Stated exercise: All of the material should be reproduced exactly, with pictures left out.

Source material:
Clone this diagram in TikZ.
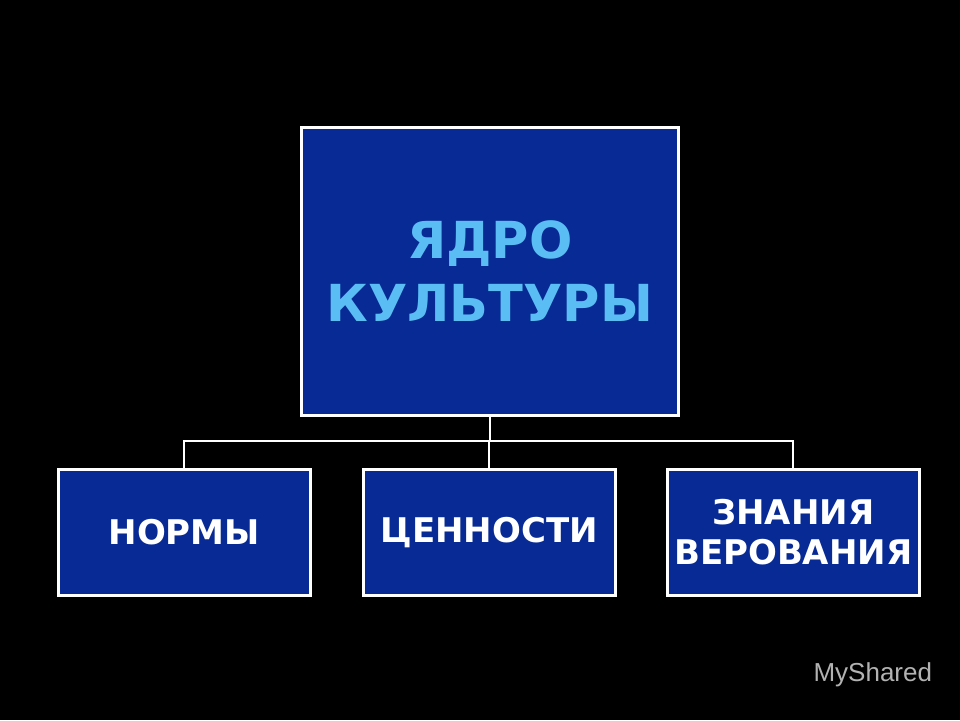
\documentclass[tikz,border=0pt]{standalone}
\usepackage{fontspec}
\setmainfont{DejaVu Sans}
\newfontfamily\wm{Liberation Sans}
\definecolor{boxblue}{RGB}{8,42,148}
\definecolor{lblue}{RGB}{90,190,245}
\begin{document}
\begin{tikzpicture}[x=1pt,y=-1pt,
  bx/.style={draw=white,line width=2.5pt,fill=boxblue,anchor=north west,inner sep=0pt,align=center,font=\bfseries},
  ln/.style={draw=white,line width=2pt}]
\fill[black] (0,0) rectangle (960,720);
\useasboundingbox (0,0) rectangle (960,720);
\node[bx,minimum width=377pt,minimum height=288pt,text=lblue,font=\bfseries\fontsize{51}{63}\selectfont] (top) at (300,126) {ЯДРО\\КУЛЬТУРЫ};
\node[bx,minimum width=252pt,minimum height=126pt,text=white,font=\bfseries\fontsize{34}{40}\selectfont] (a) at (57,468) {НОРМЫ};
\node[bx,minimum width=252pt,minimum height=126pt,text=white,font=\bfseries\fontsize{34}{40}\selectfont] (b) at (362,468) {ЦЕННОСТИ};
\node[bx,minimum width=252pt,minimum height=126pt,text=white,font=\bfseries\fontsize{34}{40}\selectfont] (c) at (666,468) {ЗНАНИЯ\\ВЕРОВАНИЯ};
\coordinate (m) at (top.south |- 0,441);
\draw[ln] (top.south) -- (m);
\draw[ln] (a.north) |- (m) -| (c.north);
\draw[ln] (m) -- (m -| b.north) -- (b.north);
\node[text=gray!60,font=\wm\fontsize{26}{30}\selectfont,anchor=west] (w) at (810,675) {MyShared};
\end{tikzpicture}
\end{document}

Task output:
Clone this diagram in TikZ.
\documentclass[tikz,border=0pt]{standalone}
\usepackage{fontspec}
\setmainfont{DejaVu Sans}
\newfontfamily\wm{Liberation Sans}
\definecolor{boxblue}{RGB}{8,42,148}
\definecolor{lblue}{RGB}{90,190,245}
\begin{document}
\begin{tikzpicture}[x=1pt,y=-1pt,
  bx/.style={draw=white,line width=2.5pt,fill=boxblue,anchor=north west,inner sep=0pt,align=center,font=\bfseries},
  ln/.style={draw=white,line width=2pt}]
\fill[black] (0,0) rectangle (960,720);
\useasboundingbox (0,0) rectangle (960,720);
\node[bx,minimum width=377pt,minimum height=288pt,text=lblue,font=\bfseries\fontsize{51}{63}\selectfont] (top) at (300,126) {ЯДРО\\КУЛЬТУРЫ};
\node[bx,minimum width=252pt,minimum height=126pt,text=white,font=\bfseries\fontsize{34}{40}\selectfont] (a) at (57,468) {НОРМЫ};
\node[bx,minimum width=252pt,minimum height=126pt,text=white,font=\bfseries\fontsize{34}{40}\selectfont] (b) at (362,468) {ЦЕННОСТИ};
\node[bx,minimum width=252pt,minimum height=126pt,text=white,font=\bfseries\fontsize{34}{40}\selectfont] (c) at (666,468) {ЗНАНИЯ\\ВЕРОВАНИЯ};
\coordinate (m) at (top.south |- 0,441);
\draw[ln] (top.south) -- (m);
\draw[ln] (a.north) |- (m) -| (c.north);
\draw[ln] (m) -- (m -| b.north) -- (b.north);
\node[text=gray!60,font=\wm\fontsize{26}{30}\selectfont,anchor=west] (w) at (810,675) {MyShared};
\end{tikzpicture}
\end{document}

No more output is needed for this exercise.